Officials at the Federal Reserve were set to give their assessment of the world's largest economy after poring over economic trends at a two-day meeting. But economists surveyed by financial news agencies in the U.S. predicted the central bank would refrain from offering new stimulus measures.
Instead, they predicted officials would wait for more economic data before again considering action at its September meeting. The U.S. government is set to release unemployment and job-growth numbers for July on Friday.
The question for the fiscal policy makers is whether the U.S. economy needs an immediate new jolt. The American economy slowed in the April-to-June period, growing only at a 1.5 percent pace, while the country's jobless rate has remained agonizingly high at above 8 percent for 41 straight months.
Meanwhile, at a re-election campaign rally in Ohio, President Barack Obama acknowledged the economic difficulties Americans have faced in the country's worst downturn since the 1930s.

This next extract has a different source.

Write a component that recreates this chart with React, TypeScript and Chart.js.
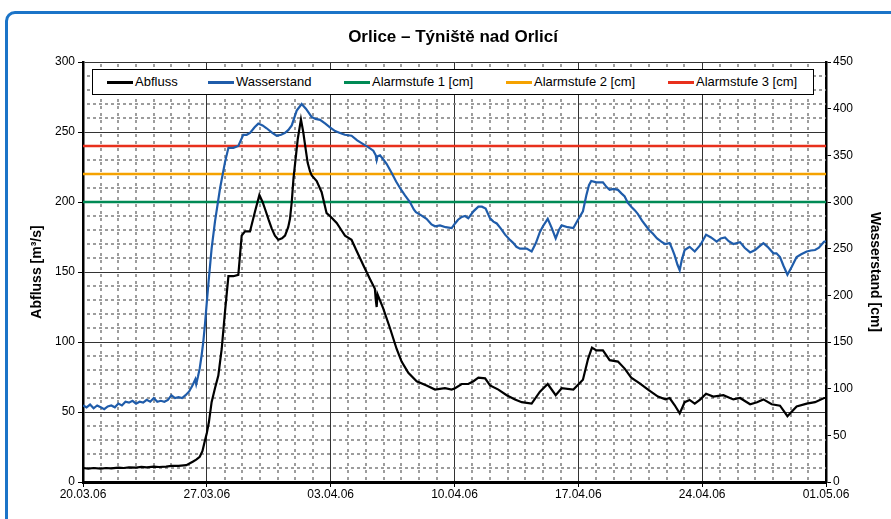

“Our first order of business is to recover all the jobs and wealth that was lost in the crisis, and we've made strides these last three and a half years to get that done. But, beyond that, we're here to reclaim the financial security that's been slipping away for more than a decade. The decade before I came into office your incomes and wages generally weren't going up. Jobs were moving overseas. Auto industry had been getting hammered. So our job is not just to put people back to work, it's also to build an economy where over the long haul that work pays off, so that no matter who you are, or what you look like, or where you come from, here in America you can make it if you try.”
Mr. Obama's expected opponent in the November election, Republican candidate Mitt Romney, has made the U.S. economic struggles the centerpiece of his campaign. The former Massachusetts governor and one-time venture capitalist says Mr. Obama's policies have failed. Romney says lower taxes and less government regulation would boost the economy and create jobs at a faster pace.
On Thursday, policy chiefs at the European Central Bank are to consider new ways to attack the 17-nation euro currency zone's persistent governmental debt crisis, now in its third year. The central bank could opt to directly buy Spanish and Italian government bonds as a way to ease their borrowing costs.